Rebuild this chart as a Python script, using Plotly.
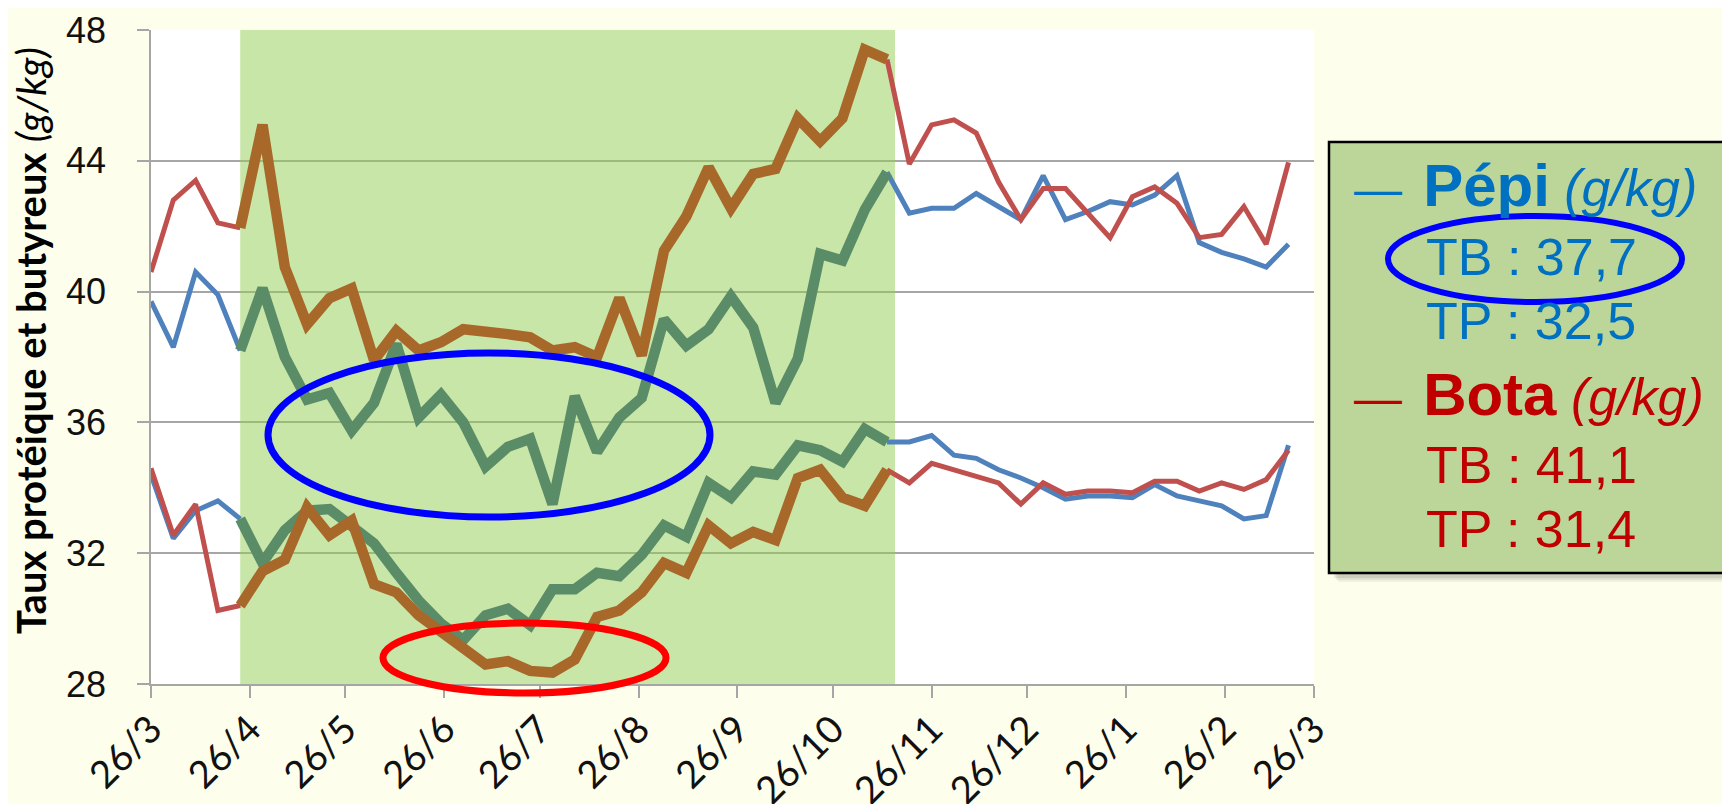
import plotly.graph_objects as go
import pandas as pd

# ---------------- data ----------------
START = "2012-03-26"
N_WEEKS = 52
TICK_LABELS = ["26/3", "26/4", "26/5", "26/6", "26/7", "26/8", "26/9",
               "26/10", "26/11", "26/12", "26/1", "26/2", "26/3"]

TB_PEPI = [39.7, 38.3, 40.6, 39.9, 38.2, 40.1, 38.0, 36.7, 36.9, 35.75,
           36.6, 38.4, 36.15, 36.85, 36.0, 34.65, 35.25, 35.5, 33.5, 36.8,
           35.1, 36.15, 36.75, 39.15, 38.35, 38.85, 39.85, 38.9, 36.6, 37.95,
           41.15, 40.95, 42.5, 43.65, 42.4, 42.55, 42.55, 43.0, 42.6, 42.2,
           43.55, 42.2, 42.45, 42.75, 42.65, 42.95, 43.55, 41.5, 41.2, 41.0,
           40.75, 41.45]
TB_BOTA = [40.6, 42.8, 43.4, 42.1, 41.95, 45.1, 40.75, 39.0, 39.8, 40.1,
           37.9, 38.8, 38.2, 38.45, 38.85, 38.8, 38.7, 38.6, 38.2, 38.3,
           38.0, 39.8, 38.05, 41.25, 42.3, 43.8, 42.55, 43.6, 43.75, 45.3,
           44.6, 45.3, 47.4, 47.1, 43.9, 45.1, 45.25, 44.85, 43.35, 42.2,
           43.15, 43.15, 42.4, 41.65, 42.9, 43.2, 42.7, 41.65, 41.75, 42.6,
           41.45, 43.95]
TP_PEPI = [34.4, 32.45, 33.3, 33.6, 33.05, 31.7, 32.7, 33.3, 33.35, 32.8,
           32.3, 31.4, 30.55, 29.85, 29.35, 30.1, 30.3, 29.8, 30.9, 30.9,
           31.4, 31.3, 31.95, 32.85, 32.5, 34.15, 33.7, 34.5, 34.4, 35.3,
           35.15, 34.8, 35.8, 35.4, 35.4, 35.6, 35.0, 34.9, 34.55, 34.3,
           34.0, 33.65, 33.75, 33.75, 33.7, 34.1, 33.75, 33.6, 33.45, 33.05,
           33.15, 35.3]
TP_BOTA = [34.6, 32.55, 33.5, 30.25, 30.4, 31.45, 31.8, 33.4, 32.55, 33.0,
           31.05, 30.8, 30.1, 29.6, 29.1, 28.6, 28.7, 28.4, 28.35, 28.75,
           30.05, 30.25, 30.8, 31.7, 31.4, 32.85, 32.3, 32.65, 32.4, 34.3,
           34.55, 33.7, 33.45, 34.55, 34.15, 34.75, 34.55, 34.35, 34.15, 33.5,
           34.15, 33.8, 33.9, 33.9, 33.85, 34.2, 34.2, 33.9, 34.15, 33.95,
           34.25, 35.15]

PERIOD_START, PERIOD_END = 4, 33   # indices of the highlighted grazing period

LEGEND_PEPI = ["Pépi", "TB : 37,7", "TP : 32,5"]
LEGEND_BOTA = ["Bota", "TB : 41,1", "TP : 31,4"]

# ---------------- style ----------------
W, H = 1730, 804
BODY = 8                                 # default page margin of the html body
L, R, T, B = 151, 1314, 30, 684          # plot area in window pixels
PW, PH = R - L, B - T

BLUE = "#4F81BD"
RED = "#C0504D"
GREEN_LINE = "#5A8C68"
BROWN = "#A8682A"
PAPER = "#FDFEEB"
GRID = "#A6A6A6"
PEPI_TXT = "#0070C0"
BOTA_TXT = "#C00000"
THIN, THICK = 5, 10.5


def px(x):
    return (x - L) / PW


def py(y):
    return (B - y) / PH


dates = pd.date_range(START, periods=N_WEEKS, freq="7D")
tickvals = pd.date_range(START, periods=len(TICK_LABELS), freq=pd.DateOffset(months=1))


def part(vals, inside):
    out = []
    for i, v in enumerate(vals):
        in_period = PERIOD_START <= i <= PERIOD_END
        if inside:
            out.append(v if in_period else None)
        else:
            out.append(v if (i <= PERIOD_START or i >= PERIOD_END) else None)
    return out


fig = go.Figure()

for vals, col in [(TB_PEPI, BLUE), (TP_PEPI, BLUE), (TB_BOTA, RED), (TP_BOTA, RED)]:
    fig.add_trace(go.Scatter(x=dates, y=part(vals, False), mode="lines",
                             line=dict(color=col, width=THIN), connectgaps=False,
                             showlegend=False, hoverinfo="skip"))
for vals, col in [(TB_PEPI, GREEN_LINE), (TP_PEPI, GREEN_LINE), (TB_BOTA, BROWN), (TP_BOTA, BROWN)]:
    fig.add_trace(go.Scatter(x=dates, y=part(vals, True), mode="lines",
                             line=dict(color=col, width=THICK), connectgaps=False,
                             showlegend=False, hoverinfo="skip"))

shapes = []
# highlighted period
x_end = dates[PERIOD_END] + pd.Timedelta(days=2.5)
shapes.append(dict(type="rect", xref="x", yref="y", x0=dates[PERIOD_START], x1=x_end,
                   y0=27.85, y1=48.1, fillcolor="rgba(145,205,79,0.5)",
                   line=dict(width=0), layer="between"))
# ellipses
shapes.append(dict(type="circle", xref="paper", yref="paper",
                   x0=px(268), x1=px(710), y0=py(517), y1=py(353),
                   line=dict(color="#0000FF", width=7), layer="above"))
shapes.append(dict(type="circle", xref="paper", yref="paper",
                   x0=px(383), x1=px(666), y0=py(693), y1=py(623),
                   line=dict(color="#FF0000", width=7), layer="above"))
# legend box with soft shadow
for k, a in [(9, 0.07), (7, 0.09), (5, 0.12)]:
    shapes.append(dict(type="rect", xref="paper", yref="paper",
                       x0=px(1329 + k), x1=px(1745), y0=py(573 + k), y1=py(141 + k),
                       fillcolor=f"rgba(70,70,50,{a})", line=dict(width=0), layer="above"))
shapes.append(dict(type="rect", xref="paper", yref="paper",
                   x0=px(1329), x1=px(1740), y0=py(573), y1=py(142),
                   fillcolor="#BCD69A", line=dict(color="black", width=2.5), layer="above"))
shapes.append(dict(type="circle", xref="paper", yref="paper",
                   x0=px(1388), x1=px(1682), y0=py(302), y1=py(216),
                   line=dict(color="#0000FF", width=6), layer="above"))

annotations = []
annotations.append(dict(
    xref="paper", yref="paper", x=px(31), y=py(341), textangle=-90,
    text="<b>Taux protéique et butyreux</b> <i>(g/kg)</i>", showarrow=False,
    font=dict(family="Lato", size=40, color="black"), xanchor="center", yanchor="middle"))


def legend_block(names, color, cap_center):
    head = ('<span style="font-size:48px">—</span><span style="font-size:76px"> </span>'
            f'<span style="font-size:60px;font-weight:bold">{names[0]}</span> '
            '<i>(g/kg)</i>')
    annotations.append(dict(xref="paper", yref="paper", x=px(1352), y=py(cap_center - 10),
                            text=head, showarrow=False, xanchor="left", yanchor="middle",
                            font=dict(family="Liberation Sans", size=52, color=color)))
    for j, line in enumerate(names[1:]):
        c = cap_center + 70 + j * 64
        annotations.append(dict(xref="paper", yref="paper", x=px(1424), y=py(c - 3),
                                text=line, showarrow=False, xanchor="left", yanchor="middle",
                                font=dict(family="Liberation Sans", size=52, color=color)))


legend_block(LEGEND_PEPI, PEPI_TXT, 190)
legend_block(LEGEND_BOTA, BOTA_TXT, 398)

fig.update_layout(
    width=W - BODY, height=H - BODY,
    margin=dict(l=L - BODY, r=W - R, t=T - BODY, b=H - B, pad=0),
    paper_bgcolor=PAPER, plot_bgcolor="white",
    shapes=shapes, annotations=annotations,
    showlegend=False,
)
fig.update_xaxes(
    automargin=False,
    range=[tickvals[0], tickvals[-1]], tickmode="array", tickvals=tickvals, ticktext=TICK_LABELS,
    tickangle=-45, ticks="outside", ticklen=12, tickcolor=GRID, tickwidth=1.5,
    showgrid=False, showline=True, linecolor=GRID, linewidth=1.5, zeroline=False,
    tickfont=dict(family="Lato", size=38, color="#111111"), ticklabelstandoff=-6,
)
fig.update_yaxes(
    automargin=False,
    range=[28, 48], dtick=4, tick0=28, ticks="outside", ticklen=12, tickcolor=GRID, tickwidth=1.5,
    showgrid=True, gridcolor=GRID, gridwidth=1.5, showline=True, linecolor=GRID, linewidth=1.5,
    zeroline=False, tickfont=dict(family="Liberation Sans", size=36, color="#111111"),
    ticklabelstandoff=24,
)

fig.write_html("out.html")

....

**The problem**
Write out nothing but the lines from the start of the data through the line with "34.25, 35.15]". Leave out the pictures.

**Output below**
Rebuild this chart as a Python script, using Plotly.
import plotly.graph_objects as go
import pandas as pd

# ---------------- data ----------------
START = "2012-03-26"
N_WEEKS = 52
TICK_LABELS = ["26/3", "26/4", "26/5", "26/6", "26/7", "26/8", "26/9",
               "26/10", "26/11", "26/12", "26/1", "26/2", "26/3"]

TB_PEPI = [39.7, 38.3, 40.6, 39.9, 38.2, 40.1, 38.0, 36.7, 36.9, 35.75,
           36.6, 38.4, 36.15, 36.85, 36.0, 34.65, 35.25, 35.5, 33.5, 36.8,
           35.1, 36.15, 36.75, 39.15, 38.35, 38.85, 39.85, 38.9, 36.6, 37.95,
           41.15, 40.95, 42.5, 43.65, 42.4, 42.55, 42.55, 43.0, 42.6, 42.2,
           43.55, 42.2, 42.45, 42.75, 42.65, 42.95, 43.55, 41.5, 41.2, 41.0,
           40.75, 41.45]
TB_BOTA = [40.6, 42.8, 43.4, 42.1, 41.95, 45.1, 40.75, 39.0, 39.8, 40.1,
           37.9, 38.8, 38.2, 38.45, 38.85, 38.8, 38.7, 38.6, 38.2, 38.3,
           38.0, 39.8, 38.05, 41.25, 42.3, 43.8, 42.55, 43.6, 43.75, 45.3,
           44.6, 45.3, 47.4, 47.1, 43.9, 45.1, 45.25, 44.85, 43.35, 42.2,
           43.15, 43.15, 42.4, 41.65, 42.9, 43.2, 42.7, 41.65, 41.75, 42.6,
           41.45, 43.95]
TP_PEPI = [34.4, 32.45, 33.3, 33.6, 33.05, 31.7, 32.7, 33.3, 33.35, 32.8,
           32.3, 31.4, 30.55, 29.85, 29.35, 30.1, 30.3, 29.8, 30.9, 30.9,
           31.4, 31.3, 31.95, 32.85, 32.5, 34.15, 33.7, 34.5, 34.4, 35.3,
           35.15, 34.8, 35.8, 35.4, 35.4, 35.6, 35.0, 34.9, 34.55, 34.3,
           34.0, 33.65, 33.75, 33.75, 33.7, 34.1, 33.75, 33.6, 33.45, 33.05,
           33.15, 35.3]
TP_BOTA = [34.6, 32.55, 33.5, 30.25, 30.4, 31.45, 31.8, 33.4, 32.55, 33.0,
           31.05, 30.8, 30.1, 29.6, 29.1, 28.6, 28.7, 28.4, 28.35, 28.75,
           30.05, 30.25, 30.8, 31.7, 31.4, 32.85, 32.3, 32.65, 32.4, 34.3,
           34.55, 33.7, 33.45, 34.55, 34.15, 34.75, 34.55, 34.35, 34.15, 33.5,
           34.15, 33.8, 33.9, 33.9, 33.85, 34.2, 34.2, 33.9, 34.15, 33.95,
           34.25, 35.15]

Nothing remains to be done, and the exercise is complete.